> **Task prompt**
Will you repeat only the lines from the one with "Rebuild this chart" through the one with "from matplotlib.ticker import MultipleLocator", both included, leaving every picture out?

> **Excerpted records**
[BEGIN]

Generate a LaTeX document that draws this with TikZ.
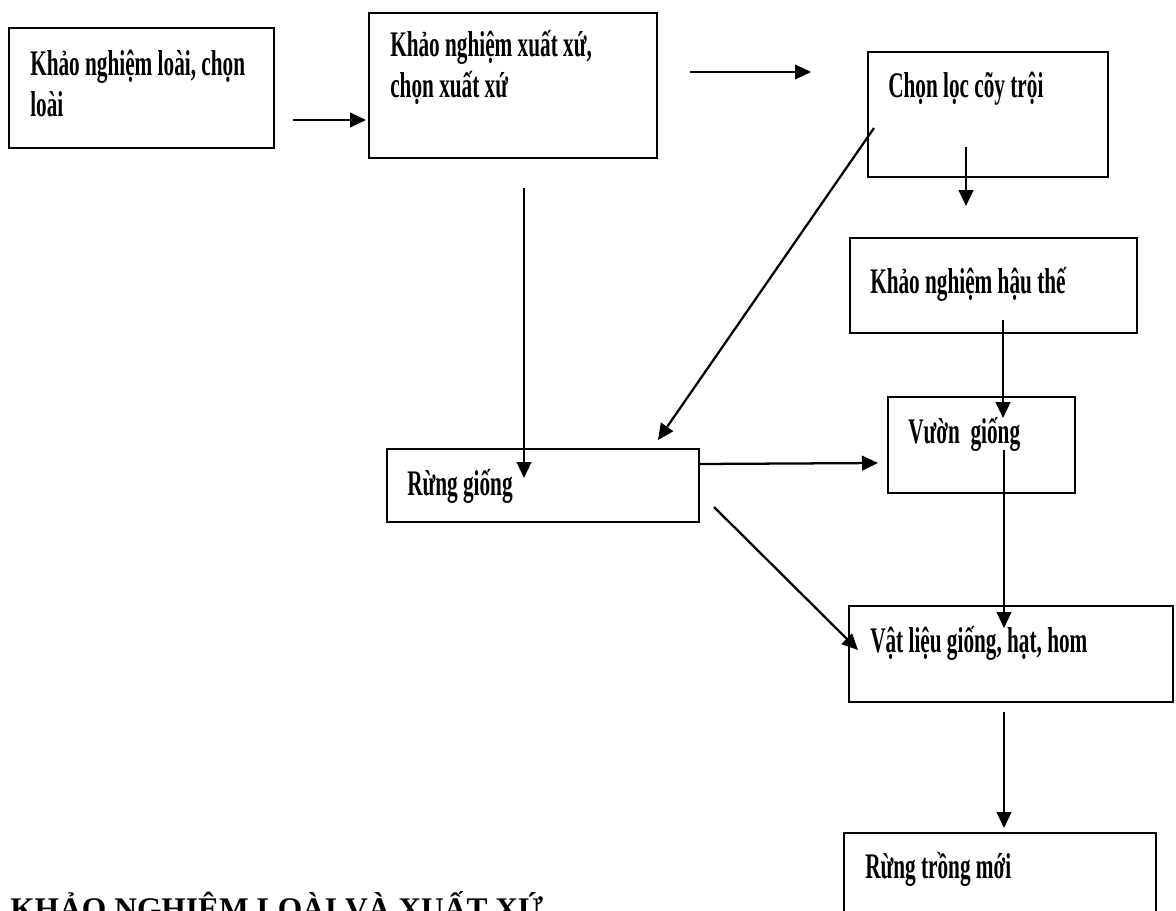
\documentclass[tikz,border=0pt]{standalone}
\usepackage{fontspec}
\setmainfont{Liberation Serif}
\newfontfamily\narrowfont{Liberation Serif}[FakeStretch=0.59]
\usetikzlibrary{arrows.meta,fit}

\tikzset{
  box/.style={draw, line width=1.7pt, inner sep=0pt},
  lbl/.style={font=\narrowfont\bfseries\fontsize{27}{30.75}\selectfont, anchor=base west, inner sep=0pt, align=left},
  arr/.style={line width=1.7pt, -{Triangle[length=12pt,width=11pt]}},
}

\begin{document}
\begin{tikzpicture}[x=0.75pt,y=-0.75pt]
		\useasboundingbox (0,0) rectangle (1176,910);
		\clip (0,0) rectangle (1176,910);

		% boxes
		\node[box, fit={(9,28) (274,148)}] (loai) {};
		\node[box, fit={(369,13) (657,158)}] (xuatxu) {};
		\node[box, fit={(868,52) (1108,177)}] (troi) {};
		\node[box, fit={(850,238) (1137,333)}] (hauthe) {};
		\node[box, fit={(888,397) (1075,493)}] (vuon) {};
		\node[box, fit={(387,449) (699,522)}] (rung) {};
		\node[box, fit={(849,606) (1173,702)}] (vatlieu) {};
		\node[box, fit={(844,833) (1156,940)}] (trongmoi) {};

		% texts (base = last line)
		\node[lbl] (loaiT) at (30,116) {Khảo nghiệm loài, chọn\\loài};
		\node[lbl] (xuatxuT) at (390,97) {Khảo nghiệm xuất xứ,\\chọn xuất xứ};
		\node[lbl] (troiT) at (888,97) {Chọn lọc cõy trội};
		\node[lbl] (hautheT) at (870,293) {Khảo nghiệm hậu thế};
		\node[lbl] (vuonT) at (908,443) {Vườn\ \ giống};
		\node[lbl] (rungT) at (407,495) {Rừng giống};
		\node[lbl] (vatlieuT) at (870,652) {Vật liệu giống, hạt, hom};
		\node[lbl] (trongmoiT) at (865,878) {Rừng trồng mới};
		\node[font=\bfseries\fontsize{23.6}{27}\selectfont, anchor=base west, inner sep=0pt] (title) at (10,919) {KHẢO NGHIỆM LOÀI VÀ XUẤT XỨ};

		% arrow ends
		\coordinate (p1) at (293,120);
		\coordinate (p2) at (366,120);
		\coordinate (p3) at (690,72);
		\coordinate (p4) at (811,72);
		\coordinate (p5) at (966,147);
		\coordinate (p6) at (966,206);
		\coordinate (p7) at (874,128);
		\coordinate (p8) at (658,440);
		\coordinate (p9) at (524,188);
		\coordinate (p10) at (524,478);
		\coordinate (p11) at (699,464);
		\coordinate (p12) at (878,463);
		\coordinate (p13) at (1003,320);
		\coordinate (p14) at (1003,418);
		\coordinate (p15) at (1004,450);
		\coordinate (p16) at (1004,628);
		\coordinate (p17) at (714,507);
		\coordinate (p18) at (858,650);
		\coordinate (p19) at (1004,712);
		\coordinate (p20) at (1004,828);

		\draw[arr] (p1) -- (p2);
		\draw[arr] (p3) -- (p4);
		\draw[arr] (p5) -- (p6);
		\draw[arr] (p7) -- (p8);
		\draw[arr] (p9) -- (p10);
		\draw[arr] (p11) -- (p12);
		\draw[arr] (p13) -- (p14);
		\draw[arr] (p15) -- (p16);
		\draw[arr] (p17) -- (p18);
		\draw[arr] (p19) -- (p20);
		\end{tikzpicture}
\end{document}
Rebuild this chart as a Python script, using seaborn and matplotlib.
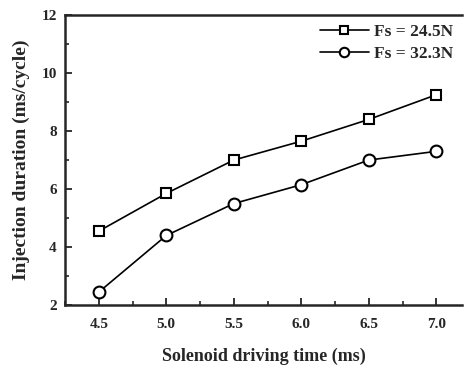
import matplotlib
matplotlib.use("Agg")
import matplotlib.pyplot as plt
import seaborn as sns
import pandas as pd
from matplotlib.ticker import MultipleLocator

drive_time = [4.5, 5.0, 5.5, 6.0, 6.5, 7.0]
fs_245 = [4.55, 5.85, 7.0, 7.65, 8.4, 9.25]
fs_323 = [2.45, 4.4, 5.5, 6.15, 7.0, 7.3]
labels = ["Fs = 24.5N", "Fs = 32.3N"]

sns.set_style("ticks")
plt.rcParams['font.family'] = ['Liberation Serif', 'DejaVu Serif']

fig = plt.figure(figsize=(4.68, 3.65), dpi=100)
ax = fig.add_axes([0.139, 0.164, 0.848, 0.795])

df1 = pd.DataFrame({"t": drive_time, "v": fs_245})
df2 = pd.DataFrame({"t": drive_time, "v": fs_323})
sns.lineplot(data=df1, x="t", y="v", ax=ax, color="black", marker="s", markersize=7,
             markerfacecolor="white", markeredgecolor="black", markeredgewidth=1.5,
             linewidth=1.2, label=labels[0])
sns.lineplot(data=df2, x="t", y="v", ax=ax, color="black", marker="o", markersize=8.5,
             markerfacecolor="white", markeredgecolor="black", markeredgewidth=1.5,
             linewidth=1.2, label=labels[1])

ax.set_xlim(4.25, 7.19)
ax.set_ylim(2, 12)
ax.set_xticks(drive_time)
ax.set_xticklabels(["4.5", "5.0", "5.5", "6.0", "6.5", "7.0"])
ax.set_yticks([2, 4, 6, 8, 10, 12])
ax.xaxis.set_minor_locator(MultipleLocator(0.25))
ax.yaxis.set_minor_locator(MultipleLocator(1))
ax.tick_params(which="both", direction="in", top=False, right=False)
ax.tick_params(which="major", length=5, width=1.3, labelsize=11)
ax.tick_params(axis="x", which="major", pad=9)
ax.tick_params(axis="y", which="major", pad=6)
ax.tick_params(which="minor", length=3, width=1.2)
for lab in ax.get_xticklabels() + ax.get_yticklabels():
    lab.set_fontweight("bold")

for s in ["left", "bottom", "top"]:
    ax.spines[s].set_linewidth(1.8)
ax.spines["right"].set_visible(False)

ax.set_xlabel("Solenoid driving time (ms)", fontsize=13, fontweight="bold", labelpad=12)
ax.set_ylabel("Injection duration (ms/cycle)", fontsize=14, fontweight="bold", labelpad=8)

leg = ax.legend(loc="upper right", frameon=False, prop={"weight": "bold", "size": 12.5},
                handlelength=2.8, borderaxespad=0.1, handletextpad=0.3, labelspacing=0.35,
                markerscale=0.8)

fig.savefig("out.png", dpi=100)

[END]

> **Output for this exercise**
Rebuild this chart as a Python script, using seaborn and matplotlib.
import matplotlib
matplotlib.use("Agg")
import matplotlib.pyplot as plt
import seaborn as sns
import pandas as pd
from matplotlib.ticker import MultipleLocator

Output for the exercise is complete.